Zum Gesang der Rheintöchter fliegen drei Artistinnen mit langen weißen Schleiern durch die Luft, zwei Krane bewegen auch im weiteren Lauf viele Objekte mit fliegenden Menschen. Aus einer Weltkugel – eine weitere Erinnerung an den Globenbauer Mercator, der bis zu seinem Tod in Duisburg lebte – schießen erst Arme und Beine, später ganze Menschen heraus, während sie über den Köpfen der Zuschauer schwebt. Manche Bilder hat Regisseur Carlos Padrissa schon in seiner Inszenierung des "Rings des Nibelungen" verwendet, die in italienischen und spanischen Opernhäusern lief. In freier Luft entfalten sie eine umwerfende Wirkung, zumal als Hintergrund der Hafen pittoresk mitspielt.

Musikalisch ist es ein wildes Durcheinander, am Schluss gibt es sogar einen zeitgenössisch angeschrägten Chorgesang, der manche der vielen Tausend Besucher – das Ganze fand bei freiem Eintritt statt – zum Mitjaulen verführte. Doch am Schluss wurden auch sie ganz still, als ein gewaltiges Feuerwerk los brach und in den Himmel über der Ruhr goldene Fäden zeichnete. Ausgangspunkt war das Schiff Naumon, ein ehemaliger Eisbrecher, mit dem La Fura dels Baus seit sieben Jahren über die Weltmeere schippert.

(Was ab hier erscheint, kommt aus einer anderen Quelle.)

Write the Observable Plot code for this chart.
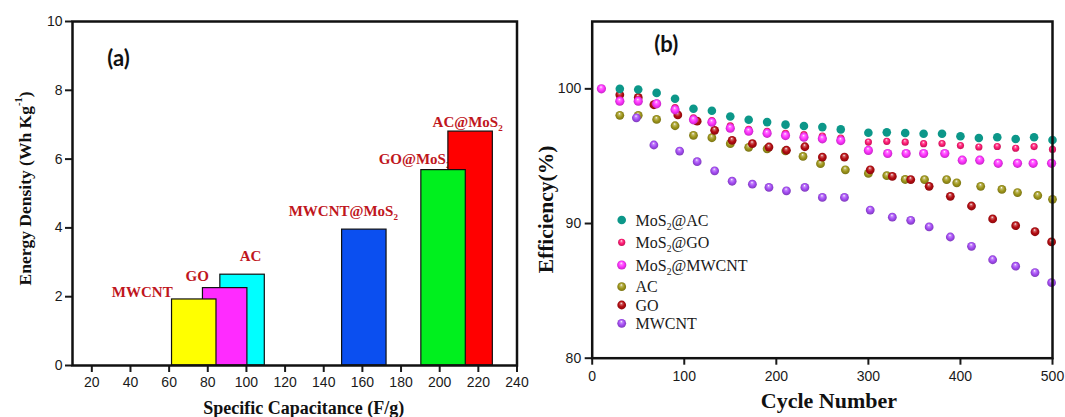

Nun soll die Naumon in Duisburg vor Anker gehen, auch über das Festival hinaus. Denn 2012 wollen die katalanischen Theatermacher im Auftrag der Oper Köln ein Stück namens "Nixenlied" produzieren und in diesem Rahmen den Rhein von Rotterdam bis Basel bespielen.

Ob es dann die Duisburger Akzente noch gibt, ist nicht gesichert. Die Sparpläne der Stadt sahen vor, die Zuschüsse zu streichen und nur noch mit Sponsorengeldern zu arbeiten. Das hätte natürlich eine heftige Reduktion wenn nicht gar die Abschaffung zur Folge. Aber Duisburgs Kulturpolitiker wehren sich und wollen nicht die Errungenschaften der letzten Jahrzehnte versenken. Unter dem Motto "Hafen der Kulturhauptstadt" haben sie nun ein kraftvolles und originelles Programm zusammengestellt, mit großen Theatergastspielen, einigen Bühnenneuproduktionen und vielen interessanten Ausstellungen. Ganz Ruhrort ist zwei Wochen lang eine Kulturmeile.